The injectable-free drug or a combination of oral tablets was first used in Kenya in mid-2018. However, the country fully transitioned in June 2020 under the National Tuberculosis, Leprosy, and Lung Disease Programme. By September 2020, an estimated 774 MDR-TB patients had received the injection-free treatment regimen. The oral regimen is available for all new MDR patients free of charge.

An estimated 26 percent of Kenya’s health facilities have no access to electricity. Injectable medicine requires reliable cold chain or storage facilities to preserve its efficacy. Photo Joyce Chimbi

The KIFR significantly improves treatment outcomes and quality of life for those affected. It provides patients with MDR-TB a shorter, painless and convenient treatment period compared to traditional regimens. Other benefits include improved adherence, reduced side effects, enhanced effectiveness and better tolerability.

According to Wanjiku, “Injectable-free anti-TB drugs are patient-friendly. We are now seeing better treatment outcomes, such as reduced infections and deaths related to TB, because people can take oral medications in the privacy of their homes, and they can receive up to three months’ worth of drugs at a go. We do not have to do DOT or observe patients take treatment daily. We have a system where drugs are coded every day. A patient is now only required to send the code at the back of the tablet they are taking that particular day to their health provider through a toll-free SMS message, saving time, money and providing privacy for the patient. Patients are going about their normal routines uninterrupted”.

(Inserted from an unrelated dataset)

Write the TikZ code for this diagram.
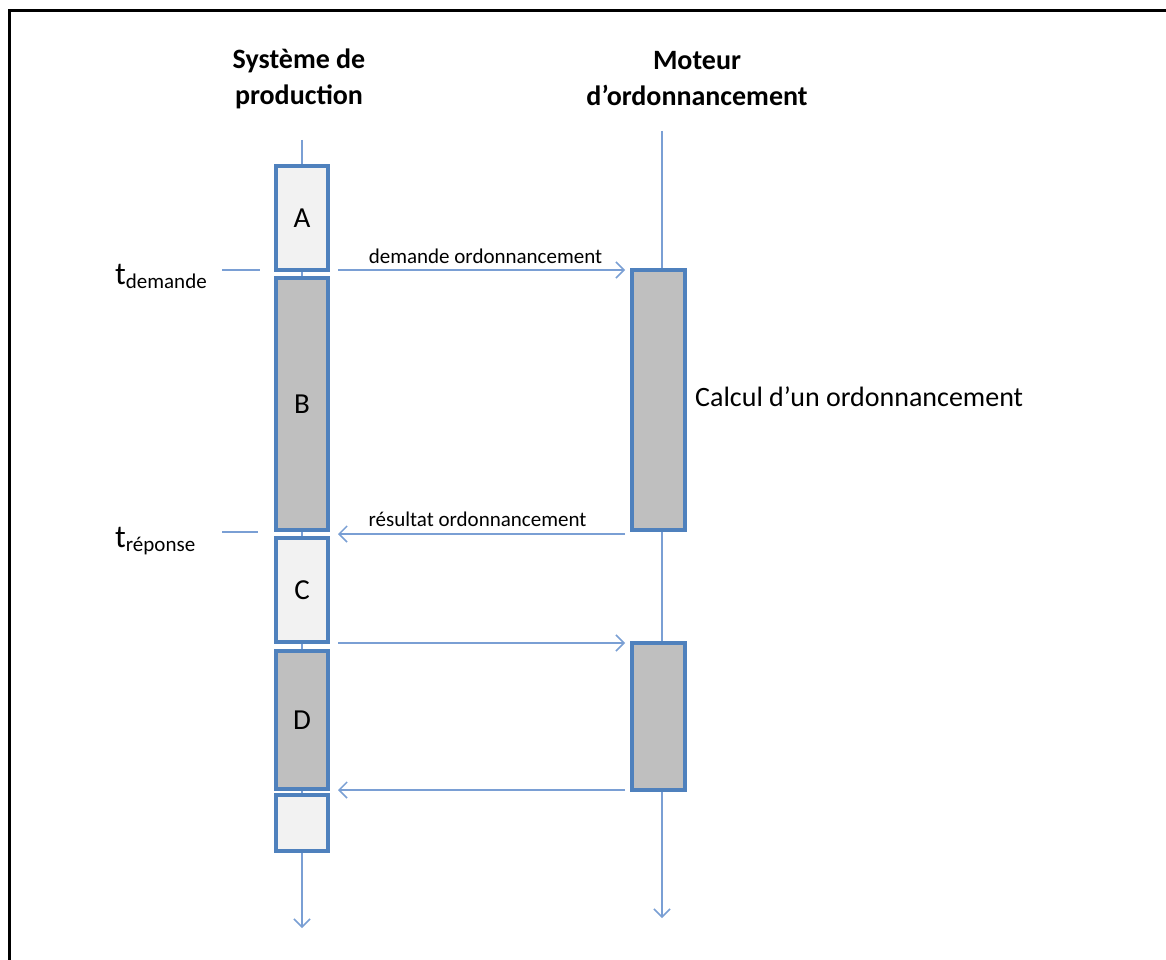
\documentclass[tikz,border=0pt]{standalone}
\usepackage{fontspec}
\setmainfont{Carlito}
\usetikzlibrary{arrows.meta}
\definecolor{boxblue}{HTML}{4F81BD}
\definecolor{lineblue}{HTML}{7A9FD4}
\definecolor{lightfill}{HTML}{F2F2F2}
\definecolor{darkfill}{HTML}{BFBFBF}
\tikzset{
  act/.style={draw=boxblue, line width=3.2pt, minimum width=52pt, inner sep=0pt, font=\fontsize{29}{33}\selectfont},
  actlight/.style={act, fill=lightfill},
  actdark/.style={act, fill=darkfill},
  life/.style={draw=lineblue, line width=1.5pt},
  msg/.style={draw=lineblue, line width=1.5pt, -{Straight Barb[length=8pt,width=16pt,line width=1.5pt]}},
  lbl/.style={font=\fontsize{21}{25}\selectfont, inner sep=0pt},
  hdr/.style={font=\bfseries\fontsize{28}{36}\selectfont, align=center, inner sep=0pt},
}
\begin{document}
\begin{tikzpicture}[x=1pt,y=-1pt]
\useasboundingbox (0,0) rectangle (1166,960);
% frame (open right/bottom)
\draw[line width=3pt] (9,960) -- (9,11) -- (1166,11);
% headers
\node[hdr] (h1) at (299,79) {Système de\\production};
\node[hdr] (h2) at (697,79) {Moteur\\d’ordonnancement};
% left boxes
\node[actlight, minimum height=104pt] (A) at (302,218) {A};
\node[actdark, minimum height=252pt] (B) at (302,404) {B};
\node[actlight, minimum height=104pt] (C) at (302,590) {C};
\node[actdark, minimum height=138pt] (D) at (302,720) {D};
\node[actlight, minimum height=56pt] (E) at (302,823) {};
% right boxes
\node[actdark, minimum height=260pt, minimum width=53pt] (R1) at (658.5,400) {};
\node[actdark, minimum height=147pt, minimum width=53pt] (R2) at (658.5,716.5) {};
% lifeline coordinates
\coordinate (lt) at (302,140);
\coordinate (lb) at (302,928);
\coordinate (rt) at (662,131);
\coordinate (rb) at (662,918);
% lifelines
\draw[life] (lt) -- (A.north);
\draw[life] (A.south) -- (B.north);
\draw[life] (B.south) -- (C.north);
\draw[life] (C.south) -- (D.north);
\draw[life] (D.south) -- (E.north);
\draw[msg] (E.south) -- (lb);
\draw[life] (rt) -- (R1.north -| rt);
\draw[life] (R1.south -| rt) -- (R2.north -| rt);
\draw[msg] (R2.south -| rt) -- (rb);
% messages
\coordinate (m1s) at (338,270);
\coordinate (m1e) at (625,270);
\coordinate (m2s) at (625,534);
\coordinate (m2e) at (338,534);
\coordinate (m3s) at (338,643);
\coordinate (m3e) at (625,643);
\coordinate (m4s) at (625,790);
\coordinate (m4e) at (338,790);
\draw[msg] (m1s) -- (m1e) node[lbl, midway, above=6pt, xshift=4pt] (l1) {demande ordonnancement};
\draw[msg] (m2s) -- (m2e) node[lbl, midway, above=7pt, xshift=-4pt] (l2) {résultat ordonnancement};
\draw[msg] (m3s) -- (m3e);
\draw[msg] (m4s) -- (m4e);
% time ticks
\coordinate (t1a) at (222,270);
\coordinate (t1b) at (260,270);
\coordinate (t2a) at (222,532);
\coordinate (t2b) at (258,532);
\draw[life] (t1a) -- (t1b);
\draw[life] (t2a) -- (t2b);
\node[anchor=base west, inner sep=0pt, font=\fontsize{32}{36}\selectfont] (td) at (115,284) {t\raisebox{-0.3ex}{\fontsize{21}{25}\selectfont demande}};
\node[anchor=base west, inner sep=0pt, font=\fontsize{32}{36}\selectfont] (tr) at (115,547) {t\raisebox{-0.3ex}{\fontsize{21}{25}\selectfont réponse}};
% calc label
\node[anchor=west, inner sep=0pt, font=\fontsize{28}{33}\selectfont] (calc) at (695,397) {Calcul d’un ordonnancement};
\end{tikzpicture}
\end{document}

Improved outcomes and lives changed

Since adopting the new regimen, Kenya has made significant strides in combating TB. It has reduced new TB infections by approximately 32 percent, far exceeding the global target of 20 percent. The country also recorded an estimated 44 percent reduction in TB-related deaths. Kenya has also transitioned out of the 30 high MDR-RR TB burden countries.

In 2021, Margaret Waceke tested positive for TB for the second time in three years. She dropped out of TB treatment in 2019 and presented with the more severe drug resistance TB strain in May 2021. “I was very familiar with TB. My sister used to receive daily injections, and I was very worried and concerned about the injections. But I was very shocked when the nurse gave me tablets enough to last me for one month. After that, I would receive enough drugs for three months. Although it is difficult to take medication every day, the treatment was much better than before. I felt no pain or side effects; no one knew I had TB because I took my medicine in the privacy of my home, and I never missed work to receive treatment. I am paid based on the days worked, so this was a very easy and convenient process. The entire TB treatment programme has changed in so many ways,” said Waceke.

Progress amidst challenges

Despite significant progress, Kenya continues to face challenges that limit its efforts to eradicate TB. While the availability, accessibility, and patient-friendliness of TB treatment has greatly increased, a large percentage of TB cases continue to go undetected, eventually progressing to active TB cases.

Every year, at least 40 percent of TB cases go undiagnosed. For example, while Kenya had an estimated drug-resistance TB incidence of 2,200 cases, only 508 cases were diagnosed. As a result, Kenya’s TB diagnosis recently entered a new phase of molecular testing, which is faster, cost-effective, and confirms drug-resistant TB diagnoses. It is expected that as more cases are accurately identified, and patients are placed on patient-friendly anti-TB medication, preventive measures are fortified, and treatment avenues are solidified. This will help Kenya get closer to its goal of eliminating the silent killer by 2035.